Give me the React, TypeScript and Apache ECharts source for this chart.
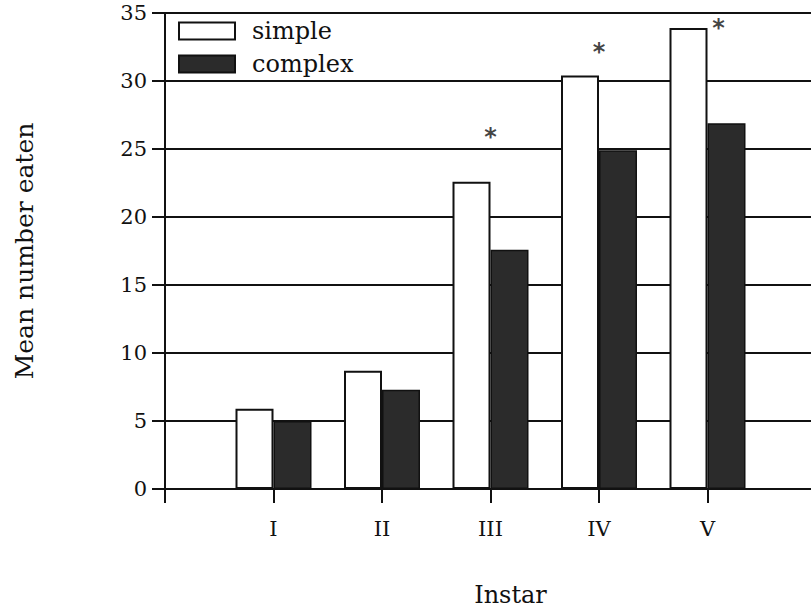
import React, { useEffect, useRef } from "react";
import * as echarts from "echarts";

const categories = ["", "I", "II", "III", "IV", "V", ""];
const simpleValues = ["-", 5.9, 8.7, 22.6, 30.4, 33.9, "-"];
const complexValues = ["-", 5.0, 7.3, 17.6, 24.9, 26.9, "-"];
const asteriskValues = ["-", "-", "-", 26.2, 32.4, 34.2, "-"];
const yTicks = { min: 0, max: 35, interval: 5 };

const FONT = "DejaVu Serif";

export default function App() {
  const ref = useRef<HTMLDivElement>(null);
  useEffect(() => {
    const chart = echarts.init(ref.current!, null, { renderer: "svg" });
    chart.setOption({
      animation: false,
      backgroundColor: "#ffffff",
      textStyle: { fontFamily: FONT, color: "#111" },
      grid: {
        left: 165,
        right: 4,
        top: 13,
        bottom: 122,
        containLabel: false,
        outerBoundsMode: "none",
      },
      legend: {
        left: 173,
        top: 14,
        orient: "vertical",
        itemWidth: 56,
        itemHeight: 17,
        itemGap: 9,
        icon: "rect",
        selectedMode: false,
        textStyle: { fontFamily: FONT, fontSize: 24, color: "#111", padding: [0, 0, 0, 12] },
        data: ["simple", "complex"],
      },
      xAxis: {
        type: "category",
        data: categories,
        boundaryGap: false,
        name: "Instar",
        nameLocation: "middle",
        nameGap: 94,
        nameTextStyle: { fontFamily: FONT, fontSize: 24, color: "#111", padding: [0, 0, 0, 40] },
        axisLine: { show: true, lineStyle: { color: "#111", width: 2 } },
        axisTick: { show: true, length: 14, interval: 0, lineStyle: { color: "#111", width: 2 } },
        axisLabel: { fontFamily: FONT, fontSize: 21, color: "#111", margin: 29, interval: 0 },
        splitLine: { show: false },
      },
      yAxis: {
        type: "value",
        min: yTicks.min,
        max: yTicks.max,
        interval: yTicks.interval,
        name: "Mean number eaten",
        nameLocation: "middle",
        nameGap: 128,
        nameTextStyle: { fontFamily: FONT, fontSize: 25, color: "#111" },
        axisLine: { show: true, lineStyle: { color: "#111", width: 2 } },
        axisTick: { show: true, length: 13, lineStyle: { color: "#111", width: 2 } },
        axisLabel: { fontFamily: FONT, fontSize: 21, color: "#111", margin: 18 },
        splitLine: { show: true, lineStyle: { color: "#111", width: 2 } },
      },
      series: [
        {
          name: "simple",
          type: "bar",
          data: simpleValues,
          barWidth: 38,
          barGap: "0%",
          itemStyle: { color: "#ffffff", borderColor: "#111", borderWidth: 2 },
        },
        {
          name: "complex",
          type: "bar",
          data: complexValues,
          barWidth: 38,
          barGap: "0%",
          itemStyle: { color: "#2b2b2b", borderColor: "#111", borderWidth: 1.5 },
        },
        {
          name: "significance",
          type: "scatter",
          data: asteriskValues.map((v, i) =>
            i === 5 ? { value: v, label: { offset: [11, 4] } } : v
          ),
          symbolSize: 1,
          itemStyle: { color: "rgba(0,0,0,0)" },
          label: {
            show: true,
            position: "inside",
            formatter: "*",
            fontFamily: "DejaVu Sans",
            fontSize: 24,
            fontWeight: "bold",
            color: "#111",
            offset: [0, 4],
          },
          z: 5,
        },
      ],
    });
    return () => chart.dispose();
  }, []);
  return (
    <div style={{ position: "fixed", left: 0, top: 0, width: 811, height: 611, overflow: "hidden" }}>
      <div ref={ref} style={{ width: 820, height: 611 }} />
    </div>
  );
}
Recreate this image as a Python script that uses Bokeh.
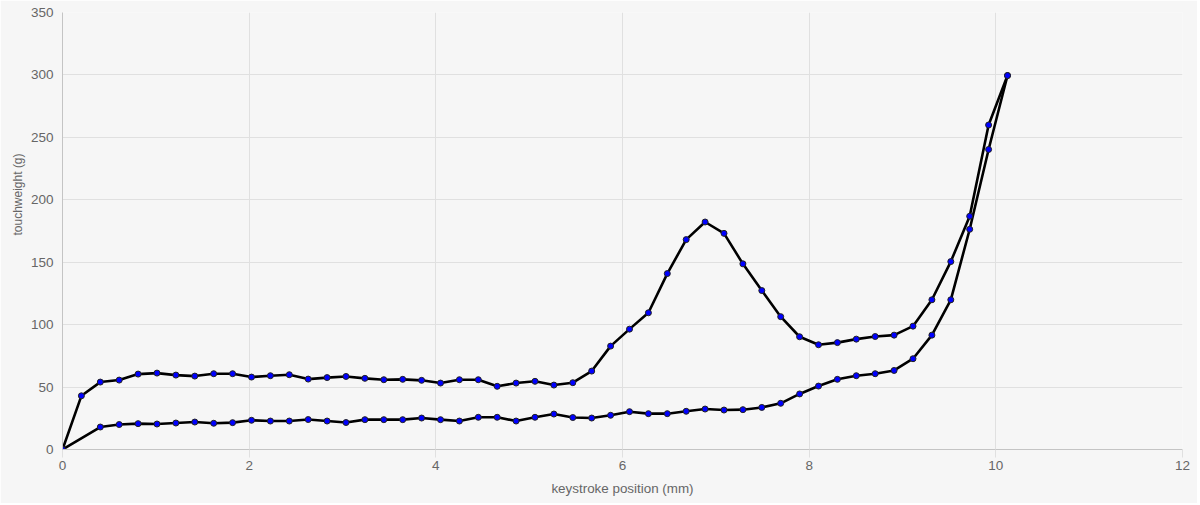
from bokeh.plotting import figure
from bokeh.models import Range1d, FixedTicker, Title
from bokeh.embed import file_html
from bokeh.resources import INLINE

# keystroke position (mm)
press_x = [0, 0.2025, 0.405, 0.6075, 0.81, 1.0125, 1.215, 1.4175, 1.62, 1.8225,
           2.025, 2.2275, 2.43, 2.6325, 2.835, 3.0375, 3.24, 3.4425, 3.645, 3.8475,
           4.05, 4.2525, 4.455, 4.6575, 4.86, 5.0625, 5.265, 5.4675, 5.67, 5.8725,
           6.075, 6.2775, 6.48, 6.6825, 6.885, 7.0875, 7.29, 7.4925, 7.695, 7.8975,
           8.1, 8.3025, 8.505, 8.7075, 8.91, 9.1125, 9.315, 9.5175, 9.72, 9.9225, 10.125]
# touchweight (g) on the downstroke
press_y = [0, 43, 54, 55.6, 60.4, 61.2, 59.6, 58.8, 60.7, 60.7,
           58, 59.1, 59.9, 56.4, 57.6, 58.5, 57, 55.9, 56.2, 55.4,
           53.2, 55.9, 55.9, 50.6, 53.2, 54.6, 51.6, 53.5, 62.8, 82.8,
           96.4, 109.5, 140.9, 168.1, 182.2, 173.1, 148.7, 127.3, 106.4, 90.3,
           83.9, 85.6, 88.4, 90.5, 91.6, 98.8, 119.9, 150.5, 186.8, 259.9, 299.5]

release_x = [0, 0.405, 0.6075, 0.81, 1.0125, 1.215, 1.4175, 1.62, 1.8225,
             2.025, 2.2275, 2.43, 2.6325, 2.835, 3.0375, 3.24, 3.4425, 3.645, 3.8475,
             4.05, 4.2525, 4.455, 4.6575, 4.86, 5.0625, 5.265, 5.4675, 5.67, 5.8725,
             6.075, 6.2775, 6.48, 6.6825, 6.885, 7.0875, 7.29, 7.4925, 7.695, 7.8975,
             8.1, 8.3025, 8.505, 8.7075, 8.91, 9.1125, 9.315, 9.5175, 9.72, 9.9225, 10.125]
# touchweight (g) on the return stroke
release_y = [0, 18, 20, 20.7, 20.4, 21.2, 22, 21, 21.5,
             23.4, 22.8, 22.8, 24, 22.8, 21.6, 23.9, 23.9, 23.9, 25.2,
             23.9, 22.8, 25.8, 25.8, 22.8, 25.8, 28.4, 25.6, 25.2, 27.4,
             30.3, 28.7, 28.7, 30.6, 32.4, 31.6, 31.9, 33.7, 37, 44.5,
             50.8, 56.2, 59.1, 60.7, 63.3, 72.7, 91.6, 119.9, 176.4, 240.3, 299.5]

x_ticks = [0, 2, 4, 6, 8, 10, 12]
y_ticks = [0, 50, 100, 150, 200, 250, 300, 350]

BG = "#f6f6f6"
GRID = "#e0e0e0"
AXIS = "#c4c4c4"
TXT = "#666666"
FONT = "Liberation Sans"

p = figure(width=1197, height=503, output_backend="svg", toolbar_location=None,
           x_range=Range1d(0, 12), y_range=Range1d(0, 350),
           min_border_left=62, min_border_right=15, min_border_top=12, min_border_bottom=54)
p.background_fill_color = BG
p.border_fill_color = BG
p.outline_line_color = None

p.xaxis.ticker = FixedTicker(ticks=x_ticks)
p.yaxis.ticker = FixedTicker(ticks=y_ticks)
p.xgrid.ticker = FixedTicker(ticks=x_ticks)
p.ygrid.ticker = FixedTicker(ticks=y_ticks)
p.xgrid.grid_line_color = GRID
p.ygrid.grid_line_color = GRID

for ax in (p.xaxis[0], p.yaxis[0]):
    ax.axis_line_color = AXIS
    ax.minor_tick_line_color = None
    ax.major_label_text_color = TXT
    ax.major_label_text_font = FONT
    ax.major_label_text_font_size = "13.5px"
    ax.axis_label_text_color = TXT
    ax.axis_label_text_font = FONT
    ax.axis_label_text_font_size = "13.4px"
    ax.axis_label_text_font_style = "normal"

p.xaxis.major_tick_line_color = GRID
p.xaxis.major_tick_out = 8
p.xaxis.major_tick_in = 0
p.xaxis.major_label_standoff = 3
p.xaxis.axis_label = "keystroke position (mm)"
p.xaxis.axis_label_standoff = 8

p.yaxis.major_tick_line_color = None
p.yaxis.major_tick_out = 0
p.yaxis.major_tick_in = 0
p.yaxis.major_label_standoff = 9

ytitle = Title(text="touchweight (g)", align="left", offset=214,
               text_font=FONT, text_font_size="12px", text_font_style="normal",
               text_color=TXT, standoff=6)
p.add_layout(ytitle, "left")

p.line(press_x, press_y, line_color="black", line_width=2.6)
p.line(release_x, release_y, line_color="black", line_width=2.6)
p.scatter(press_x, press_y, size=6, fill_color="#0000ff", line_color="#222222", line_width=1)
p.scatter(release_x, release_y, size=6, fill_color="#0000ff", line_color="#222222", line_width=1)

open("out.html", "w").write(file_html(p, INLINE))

- **Short problem**:
Exactly and only the lines from the line with "Recreate this image" to the line with "176.4, 240.3, 299.5]", both ends included, should be echoed. Do not carry over the pictures.

- **Finished task**:
Recreate this image as a Python script that uses Bokeh.
from bokeh.plotting import figure
from bokeh.models import Range1d, FixedTicker, Title
from bokeh.embed import file_html
from bokeh.resources import INLINE

# keystroke position (mm)
press_x = [0, 0.2025, 0.405, 0.6075, 0.81, 1.0125, 1.215, 1.4175, 1.62, 1.8225,
           2.025, 2.2275, 2.43, 2.6325, 2.835, 3.0375, 3.24, 3.4425, 3.645, 3.8475,
           4.05, 4.2525, 4.455, 4.6575, 4.86, 5.0625, 5.265, 5.4675, 5.67, 5.8725,
           6.075, 6.2775, 6.48, 6.6825, 6.885, 7.0875, 7.29, 7.4925, 7.695, 7.8975,
           8.1, 8.3025, 8.505, 8.7075, 8.91, 9.1125, 9.315, 9.5175, 9.72, 9.9225, 10.125]
# touchweight (g) on the downstroke
press_y = [0, 43, 54, 55.6, 60.4, 61.2, 59.6, 58.8, 60.7, 60.7,
           58, 59.1, 59.9, 56.4, 57.6, 58.5, 57, 55.9, 56.2, 55.4,
           53.2, 55.9, 55.9, 50.6, 53.2, 54.6, 51.6, 53.5, 62.8, 82.8,
           96.4, 109.5, 140.9, 168.1, 182.2, 173.1, 148.7, 127.3, 106.4, 90.3,
           83.9, 85.6, 88.4, 90.5, 91.6, 98.8, 119.9, 150.5, 186.8, 259.9, 299.5]

release_x = [0, 0.405, 0.6075, 0.81, 1.0125, 1.215, 1.4175, 1.62, 1.8225,
             2.025, 2.2275, 2.43, 2.6325, 2.835, 3.0375, 3.24, 3.4425, 3.645, 3.8475,
             4.05, 4.2525, 4.455, 4.6575, 4.86, 5.0625, 5.265, 5.4675, 5.67, 5.8725,
             6.075, 6.2775, 6.48, 6.6825, 6.885, 7.0875, 7.29, 7.4925, 7.695, 7.8975,
             8.1, 8.3025, 8.505, 8.7075, 8.91, 9.1125, 9.315, 9.5175, 9.72, 9.9225, 10.125]
# touchweight (g) on the return stroke
release_y = [0, 18, 20, 20.7, 20.4, 21.2, 22, 21, 21.5,
             23.4, 22.8, 22.8, 24, 22.8, 21.6, 23.9, 23.9, 23.9, 25.2,
             23.9, 22.8, 25.8, 25.8, 22.8, 25.8, 28.4, 25.6, 25.2, 27.4,
             30.3, 28.7, 28.7, 30.6, 32.4, 31.6, 31.9, 33.7, 37, 44.5,
             50.8, 56.2, 59.1, 60.7, 63.3, 72.7, 91.6, 119.9, 176.4, 240.3, 299.5]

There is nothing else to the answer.